NEW YORK -- The NHL and NHLPA met briefly Tuesday but made no progress on a new collective bargaining agreement and offered little hope that a deal is any closer to getting done.
NHL deputy commissioner Bill Daly didn't even rule out the possibility of involving a federal mediator at some point, although that does not appear imminent. NHLPA executive director Donald Fehr also said the union is not "averse" to outside help and has had discussions with NHL commissioner Gary Bettman about the option.
"A mediator can only be helpful if both sides are willing to embrace it and compromise," Daly said. "We certainly haven't ruled out that possibility."
The two sides met for approximately two hours, a continuation of Saturday's meeting on hockey-related revenue.

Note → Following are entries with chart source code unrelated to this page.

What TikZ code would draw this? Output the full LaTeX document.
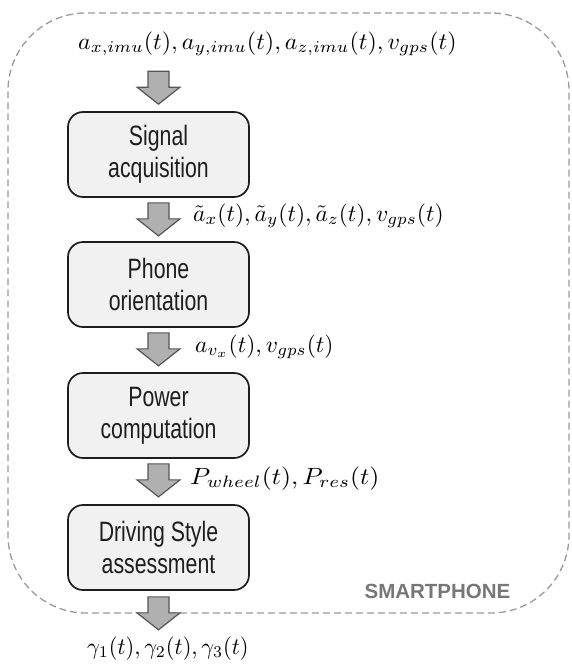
\documentclass[tikz,border=0pt]{standalone}
\usepackage{fontspec}
\newfontfamily\boxfont[FakeStretch=0.76]{Liberation Sans}
\newfontfamily\tagfont{Liberation Sans}
\usetikzlibrary{calc}
\definecolor{boxfill}{HTML}{F1F1F1}
\definecolor{boxedge}{HTML}{1E1E1E}
\definecolor{arrowfill}{HTML}{B0B0B0}
\definecolor{arrowedge}{HTML}{555555}
\definecolor{framegray}{HTML}{9A9A9A}
\definecolor{labelgray}{HTML}{777777}
\newcommand{\sigtext}[2][2.35]{\scalebox{#1}[2.35]{$#2$}}
\tikzset{
  stepbox/.style={draw=boxedge, fill=boxfill, line width=1.7pt, rounded corners=15pt,
    minimum width=181pt, minimum height=85pt, inner sep=0pt, align=center,
    font=\boxfont\fontsize{28}{32}\selectfont, text=boxedge},
  phoneframe/.style={draw=framegray, line width=1.3pt, dash pattern=on 7pt off 4pt,
    rounded corners=78pt, minimum width=561pt, minimum height=600pt, inner sep=0pt},
  sig/.style={anchor=base west, inner sep=0pt},
  barrow/.pic={\draw[fill=arrowfill, draw=arrowedge, line width=1.2pt, line join=miter]
    (-10.5,0) -- (10.5,0) -- (10.5,16) -- (21.5,16) -- (0,33) -- (-21.5,16) -- (-10.5,16) -- cycle;}
}
\begin{document}
\begin{tikzpicture}[x=1pt, y=-1pt]
\useasboundingbox (0,0) rectangle (571,664);
\node[phoneframe] (phone) at (288.5,313) {};
\node[anchor=base, inner sep=0pt, text=labelgray, font=\tagfont\bfseries\fontsize{20.5}{24}\selectfont] (smart) at (437.5,598) {SMARTPHONE};

\node[stepbox] (b1) at (158.5,154.5) {Signal\\acquisition};
\node[stepbox] (b2) at (158.5,284.5) {Phone\\orientation};
\node[stepbox] (b3) at (158.5,415.5) {Power\\computation};
\node[stepbox] (b4) at (158.5,547.5) {Driving Style\\assessment};

\coordinate (a0) at ($(b1.north)+(0,-40)$);
\coordinate (a1) at ($(b1.south)+(0,5)$);
\coordinate (a2) at ($(b2.south)+(0,5)$);
\coordinate (a3) at ($(b3.south)+(0,5)$);
\coordinate (a4) at ($(b4.south)+(0,6)$);
\pic at (a0) {barrow};
\pic at (a1) {barrow};
\pic at (a2) {barrow};
\pic at (a3) {barrow};
\pic at (a4) {barrow};

\node[sig] (l0) at (78,49) {\sigtext[2.4]{a_{x,imu}(t), a_{y,imu}(t), a_{z,imu}(t), v_{gps}(t)}};
\node[sig] (l1) at (193,221) {\sigtext{\tilde{a}_x(t), \tilde{a}_y(t), \tilde{a}_z(t), v_{gps}(t)}};
\node[sig] (l2) at (195,352) {\sigtext{a_{v_x}(t), v_{gps}(t)}};
\node[sig] (l3) at (190,484) {\sigtext[2.58]{P_{wheel}(t), P_{res}(t)}};
\node[sig] (l4) at (87,654) {\sigtext[2.24]{\gamma_1(t), \gamma_2(t), \gamma_3(t)}};
\end{tikzpicture}
\end{document}
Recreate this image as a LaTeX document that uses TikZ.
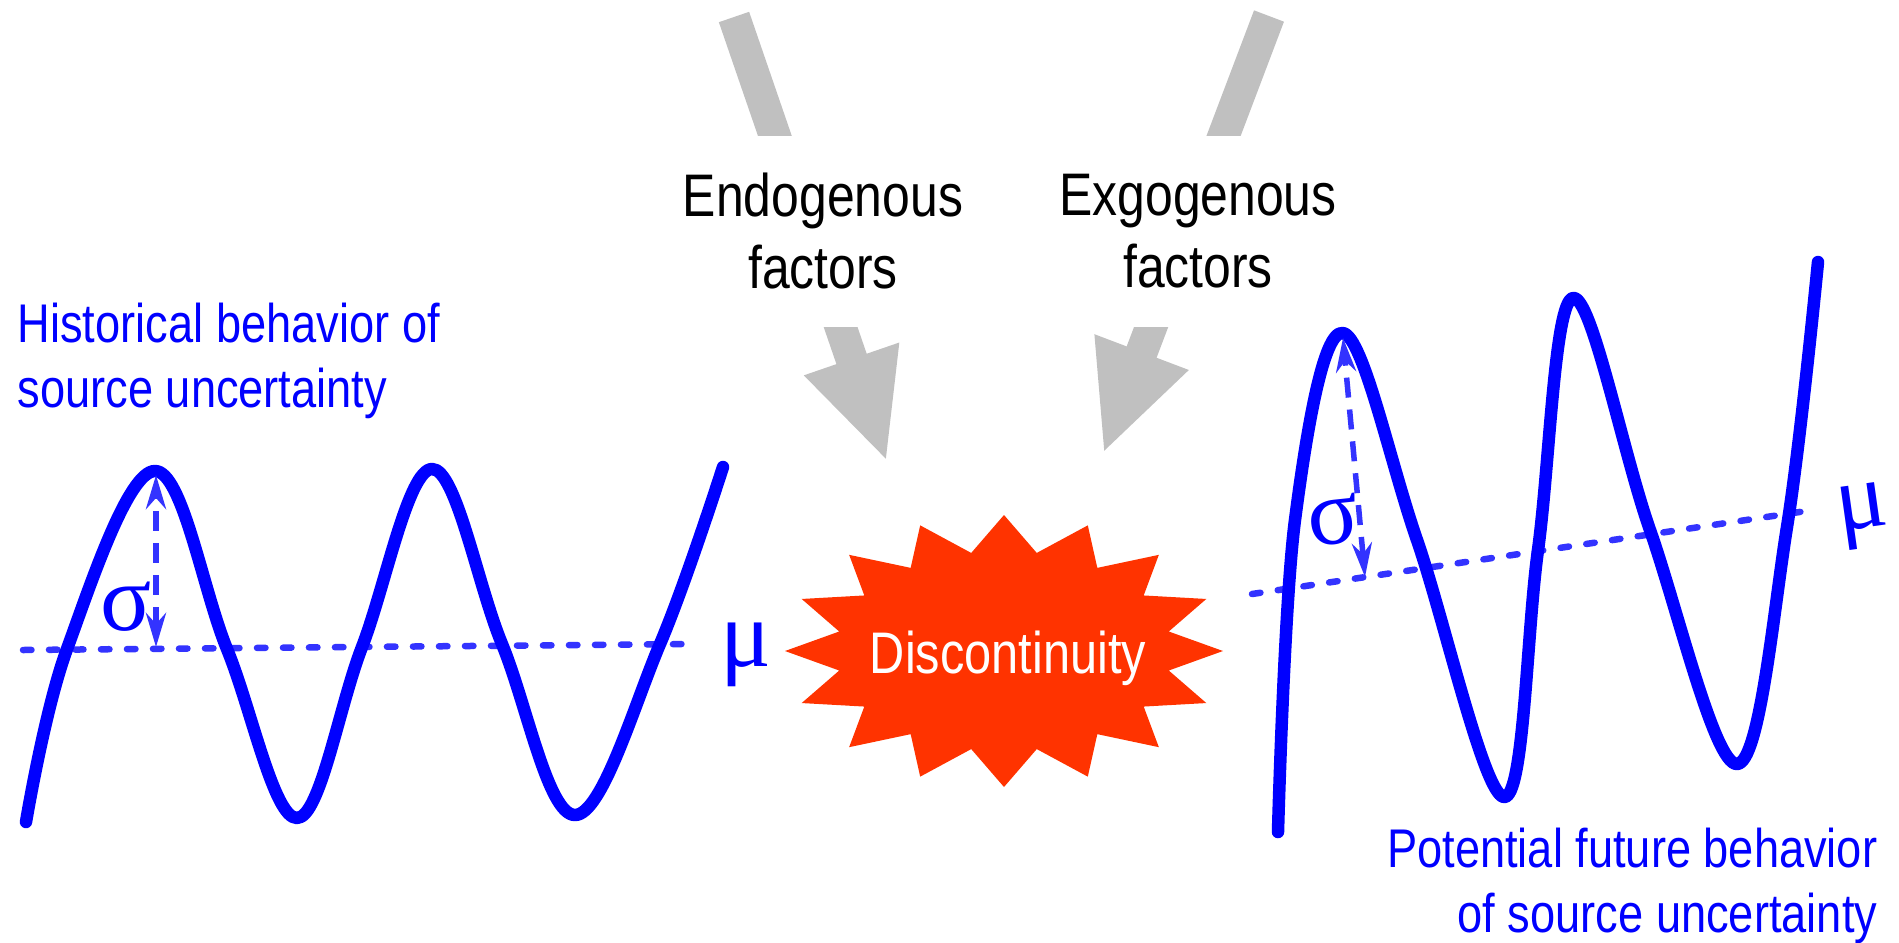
\documentclass[tikz,border=0pt]{standalone}
\usepackage{fontspec}
\setmainfont{Liberation Sans}[FakeStretch=0.83]
\newfontfamily\greekfont{Liberation Serif}
\usepackage{tikz}
\usetikzlibrary{arrows.meta}

\definecolor{waveblue}{RGB}{0,0,255}
\definecolor{dashblue}{RGB}{51,51,255}
\definecolor{arrowgray}{RGB}{192,192,192}
\definecolor{burst}{RGB}{255,51,0}

\begin{document}
\begin{tikzpicture}[
  x=0.1mm, y=-0.1mm,
  factor/.style={align=center, fill=white, inner sep=0pt, minimum height=19.1mm,
    font=\fontsize{17.1}{20.5}\selectfont},
  caption/.style={text=waveblue, inner sep=0pt, font=\fontsize{15.5}{18.7}\selectfont},
  greek/.style={text=waveblue, inner sep=0pt, font=\greekfont\fontsize{27}{27}\selectfont},
  push/.style={draw=arrowgray, line width=3.2mm, -{Triangle[length=10.9mm, width=9.2mm]}},
  wave/.style={draw=waveblue, line width=1.25mm, line cap=round, line join=round},
  meanline/.style={draw=dashblue, line width=0.65mm, line cap=round, dash pattern=on 0.85mm off 1.75mm},
  spread/.style={draw=dashblue, line width=0.55mm, dash pattern=on 2mm off 1.2mm,
    {Stealth[length=3.4mm, width=2mm]}-{Stealth[length=3.4mm, width=2mm]}}
]
\useasboundingbox (0,0) rectangle (1899,942);

% gray arrows, cut by the white label boxes
\coordinate (endo top) at (734,17);
\coordinate (endo tip) at (887,462);
\coordinate (exo top) at (1269,16);
\coordinate (exo tip) at (1103,454);
\draw[push] (endo top) -- (endo tip);
\draw[push] (exo top) -- (exo tip);

\node[factor] (endo) at (823,231) {Endogenous\\factors};
\node[factor] (exo) at (1198,231) {Exgogenous\\factors};

% the burst
\fill[burst, shift={(1004,651)}] (0:219 and 136)
  \foreach \k in {0,...,15} { -- (\k*22.5:219 and 136) -- (\k*22.5+11.25:168 and 100) } -- cycle;
\node[text=white, inner sep=0pt, anchor=base, font=\fontsize{16.7}{20}\selectfont] (disc)
  at (1008,673) {Discontinuity};

% historical behaviour
\node[caption, align=left, anchor=north west] (hist) at (17,302)
  {Historical behavior of\\source uncertainty};
\draw[meanline] (23,650) -- (692,644);
\draw[wave] plot[smooth, tension=0.62] coordinates {
  (26,822) (67,649) (155,471) (227,649) (297,818) (362,647) (432,469)
  (502,644) (575,815) (660,644) (723,467)};
\coordinate (peakL) at (156,475);
\coordinate (footL) at (156,647);
\draw[spread] (footL) -- (peakL);
\node[greek] (sigmaL) at (126,607) {σ};
\node[greek] (muL) at (746,655) {μ};

% potential future behaviour
\node[caption, align=right, anchor=north east] (future) at (1878,827)
  {Potential future behavior\\of source uncertainty};
\draw[meanline] (1252,594) -- (1813,510);
\draw[wave] plot[smooth, tension=0.6] coordinates {
  (1278,832) (1295,520) (1343,333) (1417,540) (1504,797) (1538,550)
  (1573,298) (1650,530) (1737,764) (1787,527) (1818,262)};
\coordinate (peakR) at (1343,338);
\coordinate (footR) at (1365,577);
\draw[spread] (footR) -- (peakR);
\node[greek, rotate=6] (sigmaR) at (1333,520) {σ};
\node[greek, rotate=8] (muR) at (1863,516) {μ};
\end{tikzpicture}
\end{document}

A league source told ESPN.com's Pierre LeBrun that Fehr and Bettman spoke Tuesday afternoon regarding which direction the negotiations are headed in. The labor talks could resume later this week in Toronto, the source told LeBrun.
The league and union are still staying away from the core economic issues. For instance, they are not currently discussing the division of shares of hockey-related revenue and appear to be at odds about what the current definition even encompasses.
"Today was not overly encouraging, that's for sure," Daly said after the union left the league offices.
The union, however, disputed the league's characterization of the meetings -- "no progress was made," Daly said -- and indicated that the NHL has unrealistic expectations.
Fehr said the union responded to the league's series of proposals on hockey-related revenue.
"One of the things I think that everybody needs to understand is that the definition of 'no progress' that comes out of the NHL offices seems to be 'They didn't give us what they want yet'," Fehr said. "Progress is giving them what they want. It's not finding a way to come to a mutually acceptable understanding."
The lack of common ground between the two factions has stretched the lockout into its third week and will all but certainly force the NHL to begin canceling regular-season games this week. The league has already canceled the entire preseason schedule, a costly endeavor that, according to Daly, significantly impacts the league's bottom line.
"By losing the preseason, we've probably done close to $100 million in damage to the business that's not going to be recouped," Daly said.
Fehr countered that by pointing out that (1) the league also did not incur any of the expenses in holding those games and, perhaps more importantly, (2) the union offered to continue negotiating while playing under the collective bargaining agreement that expired Sept. 15.
"This is really important. This is a lockout they decided to have, This was a lockout of choice. There was no reason for it. Negotiations could still be ongoing," Fehr said. "And so, if there's a problem here, maybe someone ought to look in the mirror over there."
Fehr said he has been in regular communication with Bettman and planned to remain in touch. He sounded optimistic that talks would resume soon, possibly later this week. Whether that can lead to some substantive dialogue remains to be seen.
When asked whether he thought the league genuinely wanted a deal done at this point, Fehr responded:
"I choose to believe that they would like to make a deal, because if I didn't believe that, that would be very difficult to do the job."